Without the pictures, print the lines running from the beginning of the material to the line containing "const yTicks = [0, 100, 200, 300, 400, 500, 600];", both ends included.
========================
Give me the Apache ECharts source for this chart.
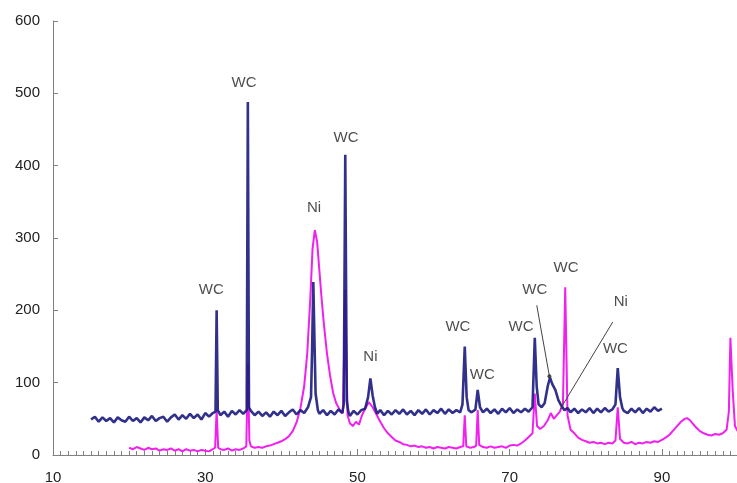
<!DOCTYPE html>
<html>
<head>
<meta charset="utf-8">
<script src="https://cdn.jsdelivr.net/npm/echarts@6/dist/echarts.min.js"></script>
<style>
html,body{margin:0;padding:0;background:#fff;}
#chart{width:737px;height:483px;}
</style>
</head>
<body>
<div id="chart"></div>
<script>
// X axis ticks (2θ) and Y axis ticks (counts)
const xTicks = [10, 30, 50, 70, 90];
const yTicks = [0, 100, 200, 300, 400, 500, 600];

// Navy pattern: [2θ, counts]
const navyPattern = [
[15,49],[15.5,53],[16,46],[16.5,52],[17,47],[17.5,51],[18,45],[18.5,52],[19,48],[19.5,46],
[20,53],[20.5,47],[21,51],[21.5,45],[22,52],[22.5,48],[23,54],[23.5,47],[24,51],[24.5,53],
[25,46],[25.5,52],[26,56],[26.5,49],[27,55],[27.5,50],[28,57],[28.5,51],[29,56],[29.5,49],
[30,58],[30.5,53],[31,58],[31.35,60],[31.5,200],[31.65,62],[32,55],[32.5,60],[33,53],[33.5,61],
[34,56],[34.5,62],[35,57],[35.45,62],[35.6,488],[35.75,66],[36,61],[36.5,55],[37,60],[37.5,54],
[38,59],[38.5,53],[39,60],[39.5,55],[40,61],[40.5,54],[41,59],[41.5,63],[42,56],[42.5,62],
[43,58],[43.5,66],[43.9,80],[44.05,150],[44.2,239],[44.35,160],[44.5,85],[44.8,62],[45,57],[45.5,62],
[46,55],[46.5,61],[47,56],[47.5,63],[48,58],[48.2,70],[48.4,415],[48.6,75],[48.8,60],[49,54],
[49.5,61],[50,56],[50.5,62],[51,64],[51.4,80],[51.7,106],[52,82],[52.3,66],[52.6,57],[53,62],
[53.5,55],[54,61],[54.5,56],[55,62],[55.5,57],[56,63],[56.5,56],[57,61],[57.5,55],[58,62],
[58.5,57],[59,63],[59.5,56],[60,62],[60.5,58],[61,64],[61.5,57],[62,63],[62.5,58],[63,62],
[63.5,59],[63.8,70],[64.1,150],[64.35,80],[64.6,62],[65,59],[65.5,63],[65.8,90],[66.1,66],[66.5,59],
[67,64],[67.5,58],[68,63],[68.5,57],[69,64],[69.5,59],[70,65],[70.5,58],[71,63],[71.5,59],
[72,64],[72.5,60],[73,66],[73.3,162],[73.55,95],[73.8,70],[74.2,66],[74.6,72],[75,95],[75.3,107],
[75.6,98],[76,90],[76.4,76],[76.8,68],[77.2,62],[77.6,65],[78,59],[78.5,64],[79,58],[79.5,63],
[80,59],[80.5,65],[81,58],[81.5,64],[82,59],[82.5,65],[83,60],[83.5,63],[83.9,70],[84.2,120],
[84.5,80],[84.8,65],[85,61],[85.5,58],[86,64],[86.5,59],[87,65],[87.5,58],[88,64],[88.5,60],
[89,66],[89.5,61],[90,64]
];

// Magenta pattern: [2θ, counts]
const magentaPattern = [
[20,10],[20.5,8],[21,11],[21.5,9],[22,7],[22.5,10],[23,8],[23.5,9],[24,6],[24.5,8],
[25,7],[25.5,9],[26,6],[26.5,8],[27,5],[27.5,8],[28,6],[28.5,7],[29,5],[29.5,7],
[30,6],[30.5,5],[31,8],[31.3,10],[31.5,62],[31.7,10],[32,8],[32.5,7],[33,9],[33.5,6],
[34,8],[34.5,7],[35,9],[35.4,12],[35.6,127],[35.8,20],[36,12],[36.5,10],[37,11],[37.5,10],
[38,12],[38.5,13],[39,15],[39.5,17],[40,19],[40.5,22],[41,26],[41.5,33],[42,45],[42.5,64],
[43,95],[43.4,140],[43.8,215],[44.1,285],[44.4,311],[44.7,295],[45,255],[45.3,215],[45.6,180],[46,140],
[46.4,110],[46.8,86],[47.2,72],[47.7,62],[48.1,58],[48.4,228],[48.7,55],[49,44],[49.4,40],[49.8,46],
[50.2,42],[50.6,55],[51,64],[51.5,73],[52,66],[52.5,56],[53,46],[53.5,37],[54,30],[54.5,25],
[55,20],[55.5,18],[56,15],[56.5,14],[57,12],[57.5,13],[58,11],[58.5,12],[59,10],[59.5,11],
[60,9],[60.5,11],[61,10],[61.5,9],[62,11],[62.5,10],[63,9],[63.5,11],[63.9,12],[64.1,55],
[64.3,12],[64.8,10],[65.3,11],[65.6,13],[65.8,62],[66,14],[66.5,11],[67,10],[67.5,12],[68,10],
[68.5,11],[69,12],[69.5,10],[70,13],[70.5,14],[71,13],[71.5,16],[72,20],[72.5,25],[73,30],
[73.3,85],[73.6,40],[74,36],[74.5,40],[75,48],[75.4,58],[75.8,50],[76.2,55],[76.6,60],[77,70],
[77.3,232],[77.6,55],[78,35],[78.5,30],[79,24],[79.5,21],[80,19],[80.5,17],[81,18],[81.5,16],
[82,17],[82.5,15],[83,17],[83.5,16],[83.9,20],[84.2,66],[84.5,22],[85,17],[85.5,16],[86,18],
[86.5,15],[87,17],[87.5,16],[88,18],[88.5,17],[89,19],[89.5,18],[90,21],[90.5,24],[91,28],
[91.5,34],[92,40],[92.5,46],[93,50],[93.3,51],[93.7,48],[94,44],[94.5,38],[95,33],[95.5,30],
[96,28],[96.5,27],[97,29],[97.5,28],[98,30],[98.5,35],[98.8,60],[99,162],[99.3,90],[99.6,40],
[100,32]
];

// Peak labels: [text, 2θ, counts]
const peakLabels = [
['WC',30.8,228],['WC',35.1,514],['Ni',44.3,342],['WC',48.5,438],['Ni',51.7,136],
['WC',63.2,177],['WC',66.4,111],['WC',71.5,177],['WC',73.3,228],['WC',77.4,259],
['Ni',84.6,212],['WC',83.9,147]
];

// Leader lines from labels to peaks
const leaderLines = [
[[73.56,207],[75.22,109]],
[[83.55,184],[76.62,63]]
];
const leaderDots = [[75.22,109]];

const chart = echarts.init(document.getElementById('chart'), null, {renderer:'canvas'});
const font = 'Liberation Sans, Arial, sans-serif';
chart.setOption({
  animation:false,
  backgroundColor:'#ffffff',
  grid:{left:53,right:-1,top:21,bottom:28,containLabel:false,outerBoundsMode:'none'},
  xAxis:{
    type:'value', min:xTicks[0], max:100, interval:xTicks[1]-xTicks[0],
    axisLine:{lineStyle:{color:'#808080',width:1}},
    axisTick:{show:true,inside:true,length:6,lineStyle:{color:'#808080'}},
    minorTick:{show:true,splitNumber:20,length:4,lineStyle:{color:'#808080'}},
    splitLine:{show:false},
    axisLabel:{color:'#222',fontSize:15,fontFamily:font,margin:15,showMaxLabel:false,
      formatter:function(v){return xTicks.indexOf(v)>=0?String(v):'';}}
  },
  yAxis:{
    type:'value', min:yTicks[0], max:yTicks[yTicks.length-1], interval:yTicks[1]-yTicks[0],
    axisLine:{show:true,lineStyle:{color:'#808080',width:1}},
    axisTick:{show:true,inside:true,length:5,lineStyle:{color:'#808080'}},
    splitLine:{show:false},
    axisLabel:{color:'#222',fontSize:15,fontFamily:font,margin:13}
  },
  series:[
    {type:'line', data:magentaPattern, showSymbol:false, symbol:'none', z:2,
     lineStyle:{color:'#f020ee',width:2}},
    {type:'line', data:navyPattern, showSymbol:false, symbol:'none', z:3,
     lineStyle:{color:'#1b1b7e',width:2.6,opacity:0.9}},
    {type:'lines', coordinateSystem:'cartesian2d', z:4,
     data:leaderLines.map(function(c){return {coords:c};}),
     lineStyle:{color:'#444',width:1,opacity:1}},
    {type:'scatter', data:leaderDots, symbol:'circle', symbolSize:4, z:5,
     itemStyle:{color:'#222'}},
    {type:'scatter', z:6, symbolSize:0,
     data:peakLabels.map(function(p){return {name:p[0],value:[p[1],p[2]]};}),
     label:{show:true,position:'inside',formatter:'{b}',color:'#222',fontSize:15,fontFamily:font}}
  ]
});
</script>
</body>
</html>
========================
• **SOLUTION FOR THIS EXERCISE**
Give me the Apache ECharts source for this chart.
<!DOCTYPE html>
<html>
<head>
<meta charset="utf-8">
<script src="https://cdn.jsdelivr.net/npm/echarts@6/dist/echarts.min.js"></script>
<style>
html,body{margin:0;padding:0;background:#fff;}
#chart{width:737px;height:483px;}
</style>
</head>
<body>
<div id="chart"></div>
<script>
// X axis ticks (2θ) and Y axis ticks (counts)
const xTicks = [10, 30, 50, 70, 90];
const yTicks = [0, 100, 200, 300, 400, 500, 600];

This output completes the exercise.